‘Oh, I’m Fine’ – the Cost of Self-Deception About Health
Retirement can be joyous – and less expensive – if we take care of ourselves
In a recent survey of more than 5,000 workers, ranging from millennial to baby boomer, conducted by the Transamerica Center for Retirement Studies, eight in 10 participants asserted that they are in excellent or good health.
Those self-assessments seem optimistic when viewed aside national health data:
According to the Centers for Disease Control and Prevention, some 40% of adults are obese.
High blood pressure is an issue for more than four in 10 adult Hispanic and white Americans, and nearly six in 10 non-Hispanic black Americans.
An estimated one in four Americans at least 65 years old is diabetic, with 90%-plus of those cases being Type 2 diabetes that can be moderated, if not eliminated, through dietary changes.
Yes, there is a much longer list of illness and disease absolutely out of one’s personal control.

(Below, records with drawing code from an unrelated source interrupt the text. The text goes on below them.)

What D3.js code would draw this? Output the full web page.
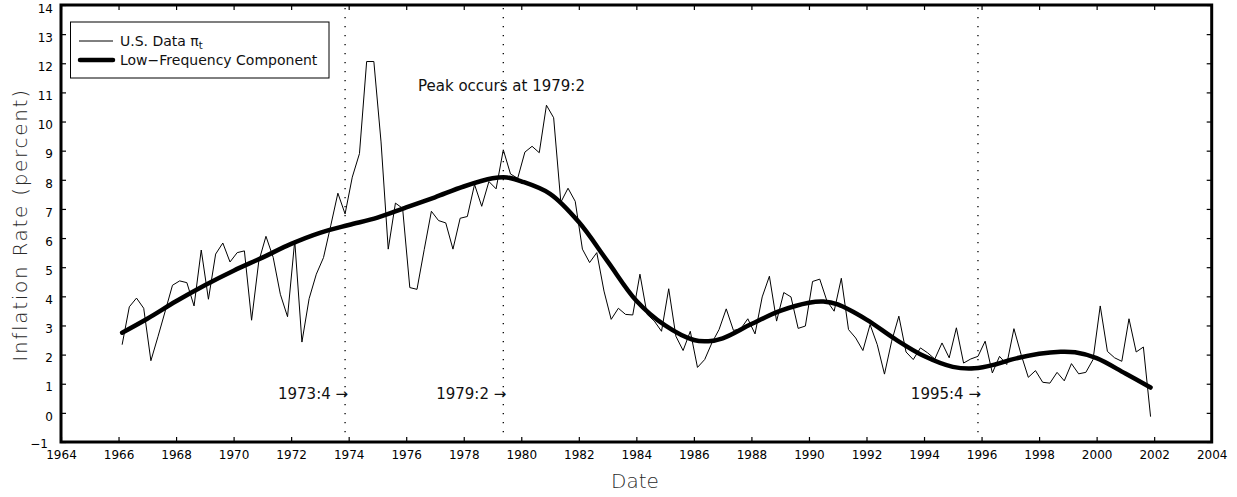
<!DOCTYPE html>
<html>
<head>
<meta charset="utf-8">
<script src="https://cdn.jsdelivr.net/npm/d3@7"></script>
<style>
  body { margin: 0; background: #fff; }
  svg { display: block; font-family: "DejaVu Sans", sans-serif; }
</style>
</head>
<body>
<script>
// quarterly U.S. inflation, 1966:1 .. 2001:4 (one row per year)
const firstYear = 1966;
const inflation = [
    2.34, 3.64, 3.94, 3.59,   // 1966
    1.79, 2.63, 3.50, 4.38,   // 1967
    4.53, 4.47, 3.67, 5.59,   // 1968
    3.90, 5.45, 5.83, 5.18,   // 1969
    5.50, 5.56, 3.18, 5.20,   // 1970
    6.06, 5.34, 4.07, 3.30,   // 1971
    5.91, 2.43, 3.92, 4.76,   // 1972
    5.33, 6.42, 7.54, 6.83,   // 1973
    8.09, 8.90, 12.06, 12.06, // 1974
    9.30, 5.62, 7.20, 7.02,   // 1975
    4.30, 4.24, 5.60, 6.92,   // 1976
    6.60, 6.52, 5.62, 6.68,   // 1977
    6.74, 7.84, 7.09, 7.94,   // 1978
    7.69, 9.03, 8.20, 8.05,   // 1979
    8.95, 9.15, 8.93, 10.56,  // 1980
    10.13, 7.23, 7.71, 7.26,  // 1981
    5.62, 5.16, 5.50, 4.18,   // 1982
    3.21, 3.59, 3.38, 3.36,   // 1983
    4.76, 3.38, 3.15, 2.80,   // 1984
    4.26, 2.63, 2.14, 2.80,   // 1985
    1.56, 1.83, 2.40, 2.86,   // 1986
    3.57, 2.83, 2.88, 3.23,   // 1987
    2.71, 3.98, 4.69, 3.15,   // 1988
    4.13, 3.98, 2.90, 2.98,   // 1989
    4.51, 4.59, 3.84, 3.49,   // 1990
    4.62, 2.86, 2.57, 2.14,   // 1991
    3.03, 2.34, 1.33, 2.46,   // 1992
    3.32, 2.09, 1.83, 2.23,   // 1993
    2.06, 1.85, 2.40, 1.89,   // 1994
    2.92, 1.71, 1.85, 1.94,   // 1995
    2.46, 1.37, 1.94, 1.66,   // 1996
    2.89, 2.00, 1.22, 1.45,   // 1997
    1.05, 1.02, 1.39, 1.10,   // 1998
    1.69, 1.34, 1.39, 1.83,   // 1999
    3.67, 2.11, 1.89, 1.77,   // 2000
    3.23, 2.09, 2.26, -0.13   // 2001
];

const trendDates = [1966.125, 1967, 1968, 1969, 1970, 1971, 1972, 1973, 1974, 1975, 1976, 1977, 1978,
    1979, 1979.5, 1980, 1981, 1982, 1983, 1984, 1985, 1986, 1986.5, 1987, 1988, 1989, 1990, 1990.5,
    1991, 1992, 1993, 1994, 1995, 1995.75, 1996.5, 1997, 1998, 1998.75, 1999.25, 2000, 2001, 2001.875];
const trendValues = [2.75, 3.23, 3.83, 4.38, 4.88, 5.33, 5.80, 6.18, 6.45, 6.70, 7.05, 7.40, 7.77,
    8.05, 8.08, 7.95, 7.52, 6.55, 5.20, 3.85, 3.00, 2.50, 2.46, 2.56, 3.05, 3.50, 3.78, 3.82,
    3.72, 3.20, 2.53, 1.95, 1.58, 1.53, 1.67, 1.82, 2.03, 2.10, 2.08, 1.88, 1.35, 0.87];

const markers = ["1973:4", "1979:2", "1995:4"];
const xTicks = d3.range(1964, 2005, 2);
const yTicks = d3.range(-1, 15, 1);

const width = 1237, height = 497;
const plotLeft = 61, plotRight = 1211.7, plotTop = 5, plotBottom = 442;

// "1979:2" -> middle of the quarter
const quarterDate = s => { const [yr, q] = s.split(":").map(Number); return yr + (q - 0.5) / 4; };

const x = d3.scaleLinear().domain([1964, 2004]).range([plotLeft, plotRight]);
const y = d3.scaleLinear().domain([-1, 14]).range([plotBottom, plotTop]);

const svg = d3.select("body").append("svg")
    .attr("width", width)
    .attr("height", height);

// ticks on all four sides, pointing inward
svg.append("g")
    .attr("transform", "translate(0," + plotBottom + ")")
    .call(d3.axisBottom(x).tickValues(xTicks).tickFormat(d3.format("d"))
        .tickSizeInner(-5).tickSizeOuter(0).tickPadding(8))
    .call(g => g.select(".domain").remove())
    .call(g => g.selectAll("text").attr("font-size", 12).attr("font-family", "DejaVu Sans").attr("fill", "#000"));

svg.append("g")
    .attr("transform", "translate(0," + plotTop + ")")
    .call(d3.axisTop(x).tickValues(xTicks).tickFormat("").tickSizeInner(-5).tickSizeOuter(0))
    .call(g => g.select(".domain").remove());

svg.append("g")
    .attr("transform", "translate(" + plotLeft + ",0)")
    .call(d3.axisLeft(y).tickValues(yTicks).tickFormat(d3.format("d"))
        .tickSizeInner(-5).tickSizeOuter(0).tickPadding(8))
    .call(g => g.select(".domain").remove())
    .call(g => g.selectAll("text").attr("dy", "0.6em").attr("font-size", 12)
        .attr("font-family", "DejaVu Sans").attr("fill", "#000"))
    // the lowest label sits left of the 1964 label
    .call(g => g.selectAll("text").filter(d => d === -1).attr("x", -13).attr("dy", "0.45em"));

svg.append("g")
    .attr("transform", "translate(" + plotRight + ",0)")
    .call(d3.axisRight(y).tickValues(yTicks).tickFormat("").tickSizeInner(-5).tickSizeOuter(0))
    .call(g => g.select(".domain").remove());

svg.selectAll(".tick line").attr("stroke", "#000").attr("stroke-width", 1.2);

// dotted date markers
svg.append("g").selectAll("line")
    .data(markers)
    .join("line")
    .attr("x1", d => x(quarterDate(d)))
    .attr("x2", d => x(quarterDate(d)))
    .attr("y1", plotTop + 3)
    .attr("y2", plotBottom - 3)
    .attr("stroke", "#000")
    .attr("stroke-width", 1.3)
    .attr("stroke-dasharray", "1.3,7.7");

svg.append("g").selectAll("text")
    .data(markers)
    .join("text")
    .attr("x", d => x(quarterDate(d)) + 3)
    .attr("y", 399)
    .attr("text-anchor", "end")
    .attr("font-size", 15)
    .attr("fill", "#111")
    .text(d => d + " \u2192");

svg.append("text")
    .attr("x", 418)
    .attr("y", 91)
    .attr("font-size", 15)
    .attr("fill", "#111")
    .text("Peak occurs at " + markers[1]);

// data
const raw = inflation.map((v, i) => [firstYear + (i + 0.5) / 4, v]);
svg.append("path")
    .datum(raw)
    .attr("fill", "none")
    .attr("stroke", "#000")
    .attr("stroke-width", 1)
    .attr("d", d3.line().x(d => x(d[0])).y(d => y(d[1])));

const trend = trendDates.map((d, i) => [d, trendValues[i]]);
svg.append("path")
    .datum(trend)
    .attr("fill", "none")
    .attr("stroke", "#000")
    .attr("stroke-width", 4.5)
    .attr("stroke-linecap", "round")
    .attr("d", d3.line().curve(d3.curveCatmullRom.alpha(0.5)).x(d => x(d[0])).y(d => y(d[1])));

// frame
svg.append("rect")
    .attr("x", plotLeft)
    .attr("y", plotTop)
    .attr("width", plotRight - plotLeft)
    .attr("height", plotBottom - plotTop)
    .attr("fill", "none")
    .attr("stroke", "#000")
    .attr("stroke-width", 3);

// legend
const legend = svg.append("g");
legend.append("rect")
    .attr("x", 70.5).attr("y", 22)
    .attr("width", 258.5).attr("height", 56)
    .attr("fill", "#fff").attr("stroke", "#000").attr("stroke-width", 1);
legend.append("line")
    .attr("x1", 79).attr("x2", 113).attr("y1", 41).attr("y2", 41)
    .attr("stroke", "#000").attr("stroke-width", 1);
legend.append("line")
    .attr("x1", 80).attr("x2", 113).attr("y1", 60).attr("y2", 60)
    .attr("stroke", "#000").attr("stroke-width", 4.5).attr("stroke-linecap", "round");
const lbl1 = legend.append("text")
    .attr("x", 120).attr("y", 46)
    .attr("font-size", 14).attr("fill", "#111");
lbl1.append("tspan").text("U.S. Data \u03c0");
lbl1.append("tspan").attr("font-size", 10).attr("dy", 3).text("t");
legend.append("text")
    .attr("x", 120).attr("y", 65)
    .attr("font-size", 14).attr("fill", "#111")
    .text("Low\u2212Frequency Component");

// axis titles
svg.append("text")
    .attr("x", 635)
    .attr("y", 488)
    .attr("text-anchor", "middle")
    .attr("font-size", 20)
    .attr("font-weight", 300)
    .attr("fill", "#2a2a2a")
    .text("Date");

svg.append("text")
    .attr("transform", "translate(27,225) rotate(-90)")
    .attr("text-anchor", "middle")
    .attr("font-size", 20)
    .attr("font-weight", 300)
    .attr("letter-spacing", 1.7)
    .attr("fill", "#2a2a2a")
    .text("Inflation Rate (percent)");
</script>
</body>
</html>
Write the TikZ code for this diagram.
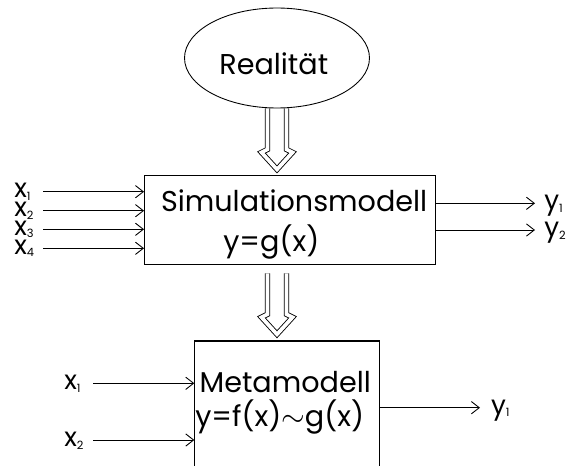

But weight, blood pressure and Type 2 diabetes are often conditions that can be managed or moderated through the personal initiative of a healthier diet and (more) exercising. Quality sleep is another lever that can improve health and quality of life, now and down the line.
A visit with your primary care physician, during which you don’t minimize your health concerns but seek strong advice on addressing them, is a good start to feeling better. Don’t leave the doctor’s office without a plan.
Additional motivation can come from the financial implications of being in poor health. Medical bills are a leading cause of bankruptcy in the U.S., and a relatively healthy retirement is a lot cheaper to fund than one burdened by heavy drug costs, doctor visits and hospitalizations.
The nonpartisan Employee Benefit Research Institute takes a deep data dive each year to estimate the out-of-pocket medical expenses 65-year-olds might encounter over the rest of their lives. The estimate accounts for Medicare premiums, deductibles and co-payments, and prescription drug costs not covered by Medicare supplemental plans. It explicitly does not include the cost of long-term care.
If a 65-year-old couple today wants a high probability (90%) that they will have the funds to pay for all those medical costs through the rest of their lives, they are estimated to need a combined $325,000 if they end up with high prescription drug costs (again, the 90th percentile). If their drug costs are at the median they would need $270,000.
Yes, both estimates are eye-openers, but remember, this is for two people, and it is for total expenses in retirement. Given increased longevity of retirees,
there is a 50 percent probability someone in average health at 65 will still be alive in their mid-80s. So that total cost is spread out over plenty of years. But even so, the difference between typical and high drug costs adds up to a big chunk of retirement funds. To understand longevity’s impact on your retirement planning, read this: https://www.rate.com/research/news/retirement-expectancy
Taking better care of yourself is a key retirement-planning strategy. And it’s one of the rare times where doing something for your future self also provides a payoff in the here and now. A healthier approach—be it physical or mental (ideally both)—is bound to help you feel better today.
Consider a couple hacks:
Share your goal with someone, an exercise or diet buddy, and make plans to check in together regularly. Sounds simple, but so often we keep this sort of stuff to ourselves. Yet having an accountability friend has been shown to help people stick to goals.
Write a letter to your 65- or 75-year-old self, sharing what you hope to be doing then. An academic research project found that people who went through this exercise were more likely to keep going to a gym.
Write it down. A record of exercise, eating, weight and blood pressure can help connect your daily activities to your longer-term goals.